練習中『もうやらない!』とへそを曲げた子どもにも『落ち着くまで待つから、それでもプレーしたくなければやらなくていいよ』と声をかけるのです。プレーをするのもしないのも子どもに自分で決めさせ、決して無理強いはしません。自ら決めるのを待つ姿勢で接していました」
「彼の言葉で印象に残っているのが、特に12歳くらいまでは子どもからプレッシャーを取り除くことが大事、ということ。過度なプレッシャーがある状態では、いいプレーができるはずもなく、何より楽しむことができないからと。
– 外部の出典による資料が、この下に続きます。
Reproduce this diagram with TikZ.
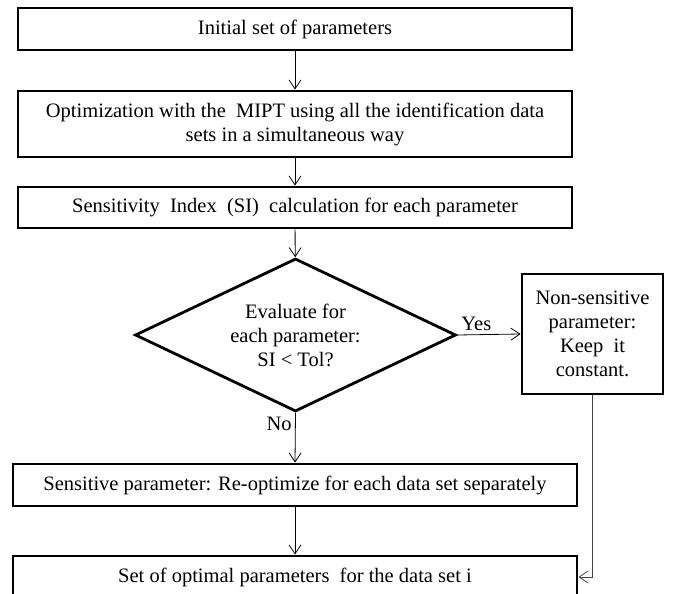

それ以来、今まで以上にサッカーを楽しむことが大事なんだと親子共に思えるようになりました」
そのように、日本との違いを感じながらお子さんのサッカーを見ていた頃に、ドイツの子どもたちはいいプレーをすると「僕よくやったでしょ!褒めて!」と言わんばかりに親の方を見るけれど、日本の子どもたちが親の方を見るのは、いいプレーの時だけでなくミスをした時にも親の方をみて顔色をうかがうように感じたと教えてくれました。
「ゴールを決めたときやいいプレーをしたとき、満面の笑みで親の方を見る子どもの姿は何とも愛おしいです。が、以前息子がこちらを見たのはミスをしたときが多かった気がします。他にも私たちのことを気にする場面が度々あったように感じたんです。
つまり、私たち親がいることで、子どもがサッカーに集中できなくなっている。